Polri Akui Impor Senjata, tapi Bukan Antitank
- VIVA.co.id/Syaefullah
VIVA.co.id – Kepolisian Republik Indonesia mengakui telah melakukan impor senjata. Senjata api itu sebanyak 280 pucuk jenis Stand Alone Grenade Launcher (SAGL) kaliber 40 x 46 milimeter dan saat ini masih tertahan di Bandara Soekarno-Hatta, Tangerang, Banten. Namun, Polri menegaskan, senjata itu bukanlah senjata serang.
Komandan Korps Brigade Mobile (Brimob) Polri, Inspektur Jenderal (Irjen) Polisi Murad Ismail menyampaikan, senjata api yang akan digunakan oleh satuannya itu sekadar senjata pengendali massa dalam kejadian huru hara atau unjuk rasa. Bukan senjata pembunuh seperti yang santer dikhawatirkan sebagian pihak.
"Perlu saya tekankan bahwa senjata ini sebenarnya bukan untuk membunuh, tetapi untuk memberi efek kejut," ujar Murad dalam konferensi pers di Mabes Polri, Kebayoran Baru, Jakarta Selatan, Sabtu, 30 September 2017.
Murad mencontohkan, penggunaan senjata serupa pada peristiwa kerusuhan Mei 1998 di Jakarta.
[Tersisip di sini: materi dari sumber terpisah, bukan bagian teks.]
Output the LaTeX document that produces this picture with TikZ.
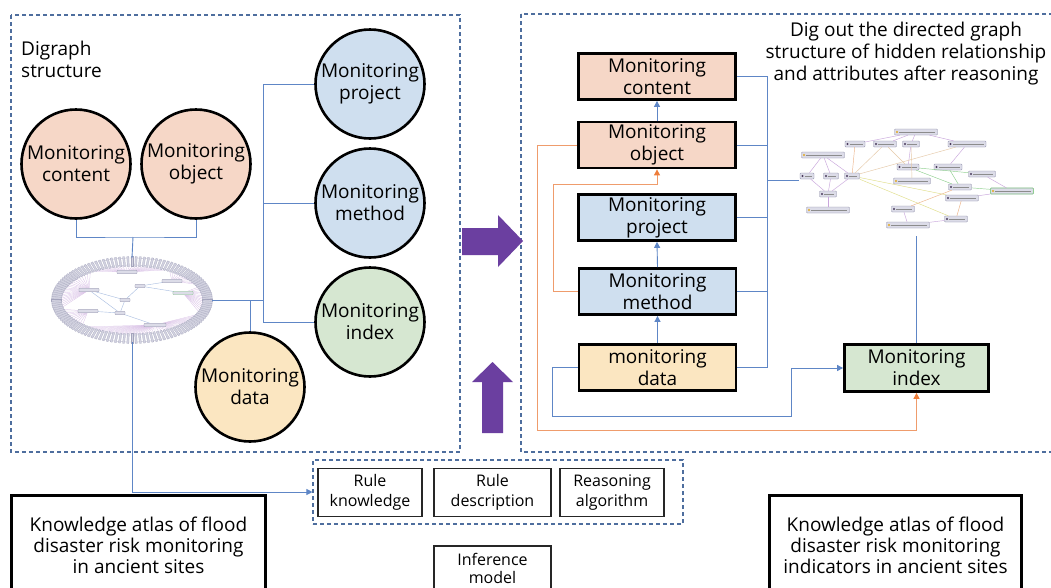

Amunisi ditembakkan dengan sudut kemiringan senjata sekitar 45 derajat dan mengarah ke atas. Hal itu akan membuat peluru terlempar ke jarak sekitar 85 meter di depannya.
"Ini ada banyak jenis pelurunya. Ada peluru karet, peluru hampa, ada peluru gas air mata, ada peluru asap, ada peluru juga yang tidak menimbulkan ledakan, tetapi kabut," ujar Murad.
Murad menegaskan bahwa senjata sama sekali tidak berbahaya, juga tidak antitank, seperti kekhawatiran yang muncul akibat pernyataan Panglima TNI Jenderal TNI Gatot Nurmantyo beberapa waktu lalu. Menurut Murad, pengadaan senjata jenis ini adalah hal yang lazim serta sudah pernah dilakukan juga pada 2015 dan 2016.
"Nanti akan dicek oleh Bais (Badan Intelijen Strategis TNI) terkait kesesuaiannya dengan manifes. Setelah itu, baru akan ada rekomendasi senjatanya bisa dikeluarkan," ujar Murad.